The Pirate's Unfortunate Amnesia (and how I Envy it so)

I wish that I was more like you.
I wish I didn't remember every single detail of our life together.
I wish I could erase the memories that wake me up at night. Or wipe out the dreams that keep me from falling to sleep.

I think it's your self defense mechanism (your super power). I think you've always used it to help you to get through your miserable life.
You just forget.
You just wake up and go through the day without the memories of the pain and disappointment you suffered through yesterday.

I also believe that it is the numbness that you described when I met you. You hadn't allowed yourself to remember the pain and that way you didn't have to feel it - or anything for that matter.

But when we met - when you say you woke up - the memories came back and you were flooded with emotions.
You were angry.
You were ecstatic.
You were all over the board with your feelings. Every day was different and exciting. And it made you write again. And paint.

Ironically, I realize that I ended up being the compass that guided you to dig deep.
And after digging, you discovered a chest of all of the things you had buried over the years, a treasure with all of your lost hopes and dreams.

Those first four months were an amazing time. They are my favorite memories. Watching you wake up each day with excitement in your eyes and adventure in your soul.
I so loved being a part of your journey to find you again. I loved learning about that person you had lost and were getting to know again.

And then the reality of your situation came crashing down on you. You were aware - for the first time. You could remember all of the things that you used to do that made you who you were. And you could remember all of the things that happened in your life that took that person away.
And then you saw an opportunity to get it all back... but at a cost.

Having to deal with all of that - that is heavy.

I read somewhere that depression means you're living in the past and anxiety means you're living in the future.
And over the past few months, you've been living in a world of both. Bouncing back and forth between the future you thought you could have - the one you wanted from the time you were a child but had lost and just found again - to the reality of where you are now and how you got here, and the devastating truth - you gave up all of your dreams for someone else a long time ago.
You gave them up with good intentions.
But you've come to realize how that sacrifice was lost, misused, and misguided. No. You will always be tied to your situation and that is the heaviest burden anyone could carry.

All of the expectations and pressure. All of the gaslighting that made you feel like it was never enough. That would never end. As long as you live, no matter which life you choose, that ball would always be chained to your ankle, holding you back - making what should be a walk in the park feel like a miserably painful shuffle across a swamp.
A true 526.

So, you've done it again. You've made a sacrifice. You've chosen to put away all of the gifts that God gave you to live a life that someone else has designed for you. You've packed up all of your things and put them in boxes once again (literally and figuratively).
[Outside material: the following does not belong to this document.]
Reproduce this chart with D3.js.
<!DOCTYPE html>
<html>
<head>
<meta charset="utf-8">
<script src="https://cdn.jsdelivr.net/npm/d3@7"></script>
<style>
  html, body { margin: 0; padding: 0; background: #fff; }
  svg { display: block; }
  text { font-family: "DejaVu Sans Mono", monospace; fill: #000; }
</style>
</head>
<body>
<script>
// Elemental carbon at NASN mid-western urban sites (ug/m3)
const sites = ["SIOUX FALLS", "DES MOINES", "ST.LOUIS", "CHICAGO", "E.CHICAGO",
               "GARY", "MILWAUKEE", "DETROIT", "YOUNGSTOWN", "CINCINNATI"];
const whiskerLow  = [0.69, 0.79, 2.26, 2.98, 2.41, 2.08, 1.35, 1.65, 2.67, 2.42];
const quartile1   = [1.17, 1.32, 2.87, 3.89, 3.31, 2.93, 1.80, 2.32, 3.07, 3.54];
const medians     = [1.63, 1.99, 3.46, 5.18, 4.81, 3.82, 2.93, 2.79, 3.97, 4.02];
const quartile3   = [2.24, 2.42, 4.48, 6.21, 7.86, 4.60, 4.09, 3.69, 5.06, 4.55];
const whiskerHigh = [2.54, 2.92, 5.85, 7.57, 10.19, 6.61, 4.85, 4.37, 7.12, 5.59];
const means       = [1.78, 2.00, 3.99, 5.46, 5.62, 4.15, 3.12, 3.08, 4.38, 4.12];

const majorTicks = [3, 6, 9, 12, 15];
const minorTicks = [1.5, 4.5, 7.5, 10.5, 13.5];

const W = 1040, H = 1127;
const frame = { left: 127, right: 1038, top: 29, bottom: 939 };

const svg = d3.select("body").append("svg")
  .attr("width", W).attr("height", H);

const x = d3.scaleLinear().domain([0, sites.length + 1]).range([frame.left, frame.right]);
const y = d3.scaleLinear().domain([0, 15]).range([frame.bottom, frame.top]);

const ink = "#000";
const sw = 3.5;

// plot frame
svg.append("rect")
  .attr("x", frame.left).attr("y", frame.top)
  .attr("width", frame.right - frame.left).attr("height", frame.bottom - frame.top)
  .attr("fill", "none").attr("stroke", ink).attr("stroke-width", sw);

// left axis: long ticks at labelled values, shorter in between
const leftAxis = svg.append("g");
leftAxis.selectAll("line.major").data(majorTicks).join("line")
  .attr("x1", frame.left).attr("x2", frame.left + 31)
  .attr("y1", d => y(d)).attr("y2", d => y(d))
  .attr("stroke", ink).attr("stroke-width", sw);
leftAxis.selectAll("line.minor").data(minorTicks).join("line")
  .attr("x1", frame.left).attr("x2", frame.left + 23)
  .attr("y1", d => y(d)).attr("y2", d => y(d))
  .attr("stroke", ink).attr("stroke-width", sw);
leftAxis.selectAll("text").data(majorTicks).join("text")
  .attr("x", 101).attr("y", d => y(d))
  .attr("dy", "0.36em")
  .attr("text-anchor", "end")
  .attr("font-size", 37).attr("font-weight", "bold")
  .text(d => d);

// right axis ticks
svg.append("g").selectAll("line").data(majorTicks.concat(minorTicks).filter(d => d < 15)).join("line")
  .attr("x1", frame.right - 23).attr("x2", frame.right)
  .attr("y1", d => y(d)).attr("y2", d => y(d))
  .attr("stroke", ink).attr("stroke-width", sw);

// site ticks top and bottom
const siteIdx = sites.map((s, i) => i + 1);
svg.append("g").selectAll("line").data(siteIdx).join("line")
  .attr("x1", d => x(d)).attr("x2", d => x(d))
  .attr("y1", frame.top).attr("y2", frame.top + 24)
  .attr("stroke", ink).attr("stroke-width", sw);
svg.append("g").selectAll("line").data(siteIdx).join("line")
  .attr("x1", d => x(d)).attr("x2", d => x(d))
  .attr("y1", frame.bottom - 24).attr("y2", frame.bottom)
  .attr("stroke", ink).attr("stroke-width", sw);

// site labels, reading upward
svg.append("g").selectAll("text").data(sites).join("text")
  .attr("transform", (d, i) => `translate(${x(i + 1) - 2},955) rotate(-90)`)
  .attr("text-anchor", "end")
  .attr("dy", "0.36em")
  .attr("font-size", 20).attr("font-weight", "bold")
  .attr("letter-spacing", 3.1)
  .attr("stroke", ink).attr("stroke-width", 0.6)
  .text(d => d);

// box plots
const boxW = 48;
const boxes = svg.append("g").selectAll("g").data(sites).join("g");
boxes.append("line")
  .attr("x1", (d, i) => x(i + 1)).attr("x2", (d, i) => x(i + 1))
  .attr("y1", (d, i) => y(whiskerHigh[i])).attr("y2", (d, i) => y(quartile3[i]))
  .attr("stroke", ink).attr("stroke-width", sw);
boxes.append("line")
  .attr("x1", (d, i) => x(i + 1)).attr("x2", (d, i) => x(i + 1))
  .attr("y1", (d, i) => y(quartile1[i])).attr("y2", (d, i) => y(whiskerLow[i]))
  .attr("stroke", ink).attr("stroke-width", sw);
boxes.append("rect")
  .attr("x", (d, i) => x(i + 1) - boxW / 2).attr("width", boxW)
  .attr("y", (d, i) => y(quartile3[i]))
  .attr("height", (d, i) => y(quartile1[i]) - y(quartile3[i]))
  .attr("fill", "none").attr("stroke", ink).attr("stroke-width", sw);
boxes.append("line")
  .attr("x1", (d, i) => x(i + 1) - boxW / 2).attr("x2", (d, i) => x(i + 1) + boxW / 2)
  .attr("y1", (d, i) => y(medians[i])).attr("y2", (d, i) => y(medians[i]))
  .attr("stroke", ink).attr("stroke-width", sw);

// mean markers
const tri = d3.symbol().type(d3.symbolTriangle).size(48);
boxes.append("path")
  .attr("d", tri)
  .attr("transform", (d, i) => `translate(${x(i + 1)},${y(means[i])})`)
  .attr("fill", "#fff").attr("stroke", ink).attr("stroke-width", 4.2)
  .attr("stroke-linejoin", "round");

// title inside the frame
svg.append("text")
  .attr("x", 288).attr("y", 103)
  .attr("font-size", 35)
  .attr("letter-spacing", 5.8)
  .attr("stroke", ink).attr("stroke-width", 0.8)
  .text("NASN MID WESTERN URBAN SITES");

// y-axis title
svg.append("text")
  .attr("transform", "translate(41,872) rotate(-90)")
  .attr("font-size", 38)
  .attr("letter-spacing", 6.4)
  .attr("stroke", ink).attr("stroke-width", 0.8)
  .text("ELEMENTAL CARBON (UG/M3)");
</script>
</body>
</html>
And most likely, you won't remember all of the things that made you smile over the last 18 months. You'll forget that feeling you got when you grabbed my hand before the movie started and whispered into my ear, "I really, really love you," just before you kissed me.
Or the time you took me out for a pint at that pub and surprised me by pulling the box out of your chest pocket to give me the most precious gift I've ever received in my life.
You won't remember the excitement of being lost on the trail, and how good that BBQ tasted when we found civilization.
You won't remember the fear of lowering me 80 feet on my own make-shift anchor and the exhaustion and irritation you felt that you had to go up after and clean your gear.
You won't remember the comfort of traveling together through the airport, playing games on the plane, or the peace we felt on my porch - whiskey in hand.
You won't remember the feel of the brackish water on your skin as we swam in the creek on that hot summer day with cuts on our fingers from eating crabs.
Or the way my dog would chase after us on the canoe and the panic I felt as the waves pulled us closer to the river and away from the shore.

You won't remember any of it. You will push it away and shovel it into a box to be buried.

And for that, I am jealous. Because I will remember each and every second of our life together. And one day I will die... thinking of you.

How lucky you are to have someone love you so much. To have a treasure buried away to remember one day - if you ever wanted.

And how unlucky I am to have to feel it. To be buried under the weight of that X, waiting for someone to come shovel me out of the sand.